Shi does not envision any drastic changes in Furman. "We simply want to be a better liberal arts college and a better community partner, not grow larger," he said.
"Our attitude is to focus all our energies on improving the Furman experience, not be preoccupied with magazine rankings," he said.
On the academic front, the school offers master's degrees in education and chemistry, but the main focus is providing high-quality undergraduates a liberal arts curriculum. Chemistry, political science, music, pre-med and psychology are among its top academic programs.
Furman is committed to promoting greater diversity among its students, faculty and staff, Shi said. Although most of the students are white, Furman officials note there are more minorities on campus than ever before. For the first time, the number of minorities this year broke the 10 percent barrier, hitting 10.5 percent, said Benny Walker, vice president for enrollment.

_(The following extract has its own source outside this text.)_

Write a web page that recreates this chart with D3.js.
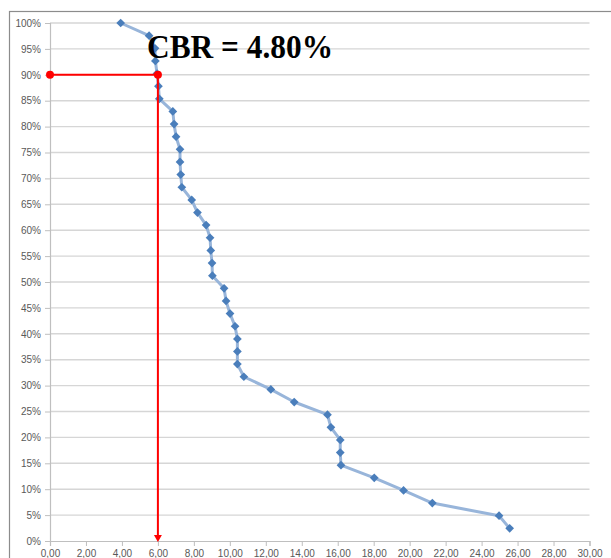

The school hopes to raise the number to 15 percent in six years, while increasing selectivity at the same time, he said.
Walker said the school wants the average SAT score to rise from 1259 to about 1300. The national average is 1020.
While Furman has goals that would put its statistics in the same league as top liberal arts schools, officials point out that the academic reputation is already rising.
Former Gov. Riley, a Furman alumnus, is spending part of his time since leaving the U.S. Department of Education raising money and organizing seminars for Furman. He also plans to teach an occasional class, conduct research on education policy and lead workshops. His high profile also enhances the school's national reputation.
"We no longer have to explain where Furman is when we're in groups nationally," Walker said. "I think that just grows as you move forward."
At 175 years old, Furman is the 92nd oldest among the nation's 4,000 universities. The school predates 26 states and 37 U.S. presidents.
It has moved four times and seen 10 school presidents.
"The history of Furman over 175 years has been a dramatic story of struggle, tenacity, innovation and success," Shi said. "And our best years are ahead of us."